2 Tawarikh 29:25 - Pujian bagi Tuhan

"Dan ia menempatkan para bani Lewi di rumah TUHAN dengan gambus, dengan kecapi dan dengan dawai, sesuai dengan perintah Daud dan Gad, orang raja, dan Natan, nabi itu; sebab perintah itu datang dari TUHAN dengan perantaraan nabi-nabi-Nya."

Ayat ini dari Kitab 2 Tawarikh, pasal 29, ayat 25, membuka jendela ke sebuah momen penting dalam sejarah pemulihan ibadah di Bait Allah Yerusalem. Raja Hizkia, seorang raja yang saleh, sedang dalam proses pemurnian dan restorasi kembali ibadah kepada TUHAN setelah masa-masa kemerosotan dan penyembahan berhala. Tindakan penempatan para musisi Lewi dengan alat musik mereka merupakan bagian integral dari pemulihan ini, menandakan pengembalian ibadah yang teratur dan bersemangat kepada Tuhan.

Penting untuk memahami konteks historis di balik ayat ini. Sebelum Hizkia naik takhta, Israel mengalami periode kegelapan rohani yang parah, terutama di bawah pemerintahan ayahnya, raja Ahas. Bait Allah telah ditutup, mezbah-mezbah dibongkar, dan berhala-berhala didirikan. Ibadah sejati kepada TUHAN telah ditinggalkan, digantikan oleh praktik-praktik asing dan menyesatkan. Hizkia, dengan iman yang teguh, mengambil langkah berani untuk mengembalikan umat Israel kepada penyembahan yang benar. Pemulihan ini bukan hanya bersifat fisik, tetapi juga spiritual dan liturgis.

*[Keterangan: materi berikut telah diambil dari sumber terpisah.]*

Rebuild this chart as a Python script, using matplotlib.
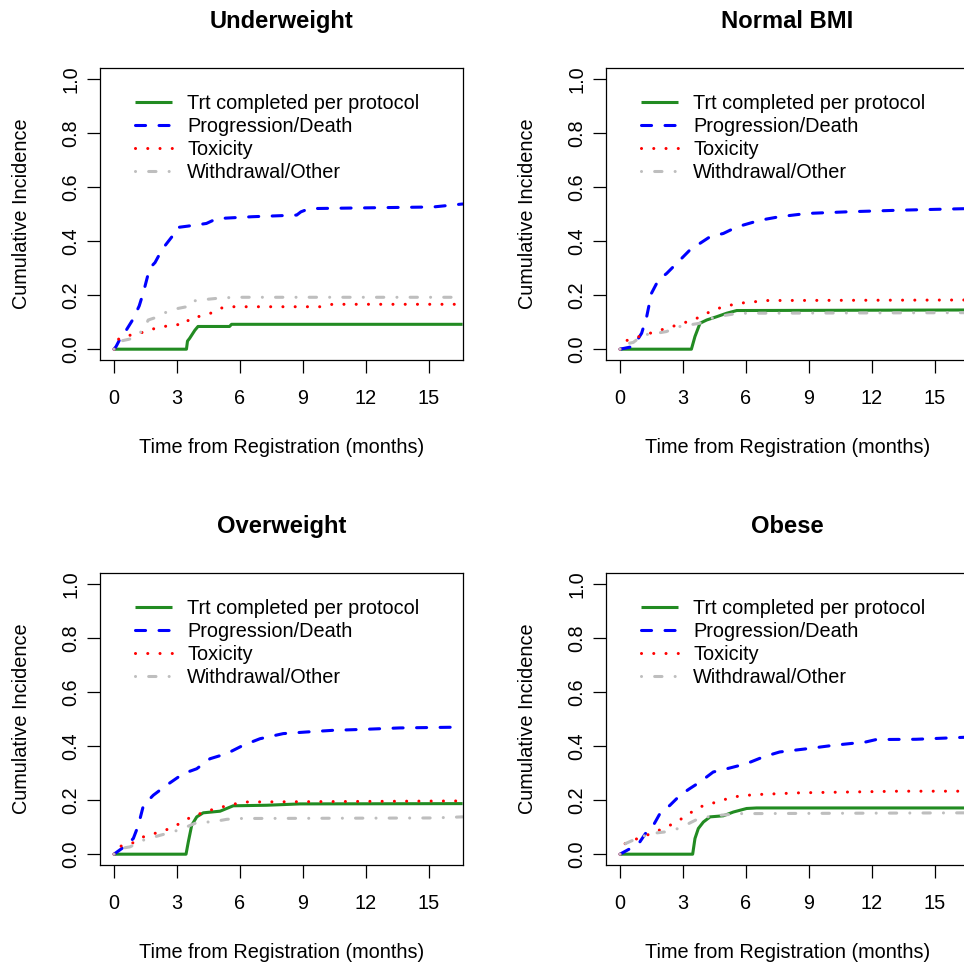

Ayat 25 secara spesifik menyebutkan penempatan para bani Lewi di rumah TUHAN. Kaum Lewi memiliki peran khusus dalam ibadah Israel kuno. Mereka ditahbiskan untuk melayani di Bait Allah, termasuk dalam urusan musik dan nyanyian pujian. Penempatan mereka kembali dengan alat musik seperti gambus, kecapi, dan dawai menunjukkan bahwa musik merupakan elemen yang disengaja dan penting dalam pemulihan ibadah. Musik, dalam konteks ini, bukan sekadar hiburan, melainkan sebuah sarana untuk mengekspresikan pujian, syukur, dan pengagungan kepada Tuhan.

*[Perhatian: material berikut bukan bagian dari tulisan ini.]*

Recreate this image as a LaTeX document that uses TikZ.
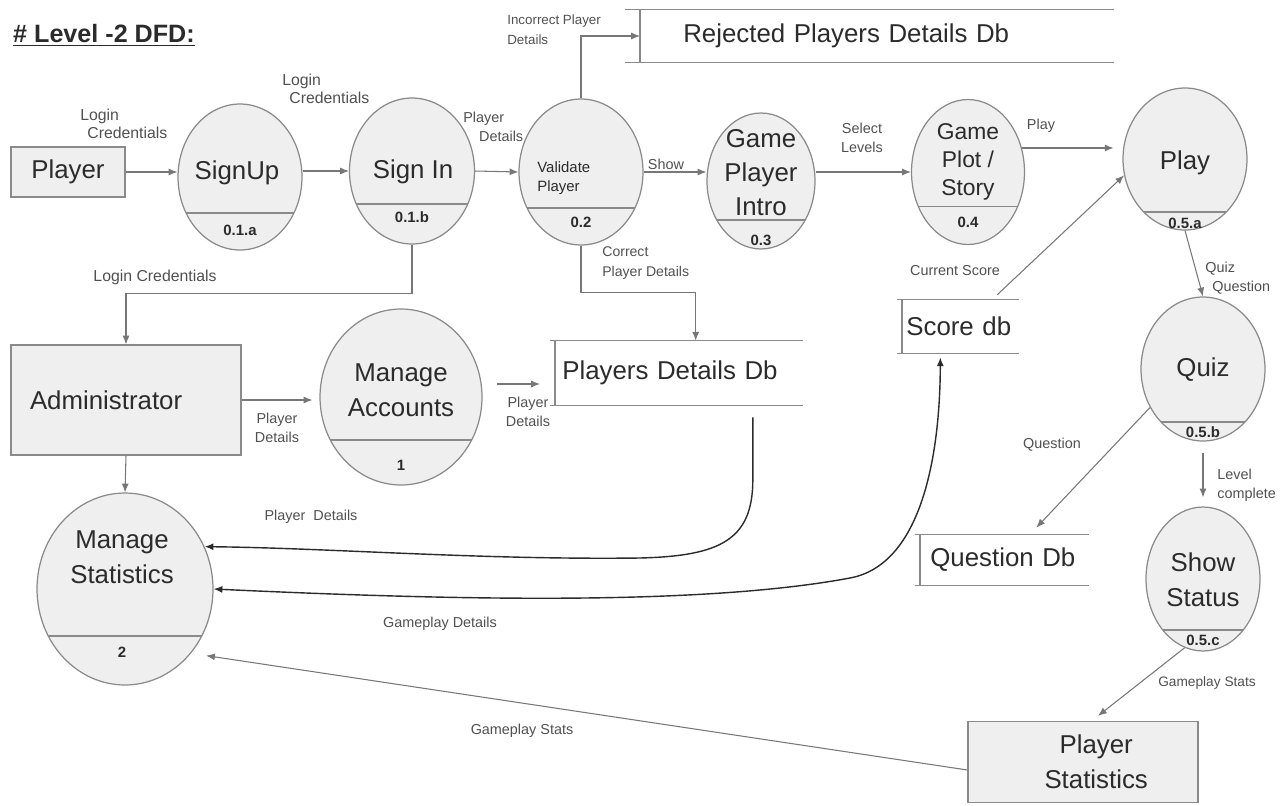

Lebih lanjut, ayat ini menekankan bahwa pengaturan ini dilakukan "sesuai dengan perintah Daud dan Gad, orang raja, dan Natan, nabi itu." Ini menunjukkan bahwa apa yang dilakukan Hizkia bukanlah inovasi semata, melainkan sebuah pengembalian kepada tradisi dan perintah yang telah ditetapkan sebelumnya. Raja Daud dikenal sebagai pemusik dan pencipta lagu yang luar biasa, yang banyak berkontribusi dalam pembentukan musik ibadah. Gad dan Natan adalah nabi-nabi yang dipercaya, yang memberikan arahan ilahi. Fakta bahwa perintah ini "datang dari TUHAN dengan perantaraan nabi-nabi-Nya" menegaskan bahwa penataan musik ibadah ini berakar pada kehendak ilahi. Ini menekankan pentingnya mengikuti pedoman Tuhan dalam segala aspek ibadah, termasuk dalam cara kita memuji dan menyembah Dia.

Dalam aplikasi modern, ayat 2 Tawarikh 29:25 mengingatkan kita akan pentingnya musik dalam ibadah Kristen. Sama seperti pada zaman Hizkia, musik yang benar dan tulus adalah ekspresi hati yang mengagungkan Tuhan. Musik harus diarahkan untuk memuliakan Dia, bukan sekadar memanjakan telinga. Penekanan pada perintah ilahi juga relevan bagi kita saat ini. Kita dipanggil untuk memuji Tuhan sesuai dengan apa yang telah Dia wahyukan dalam Kitab Suci, bukan berdasarkan tren atau preferensi semata. Pemulihan ibadah yang dilakukan Hizkia adalah teladan bagi gereja masa kini untuk terus menerus meninjau dan memurnikan ibadah kita, memastikan bahwa kita menyembah Tuhan dalam roh dan kebenaran, dengan hati yang penuh syukur dan mulut yang penuh pujian.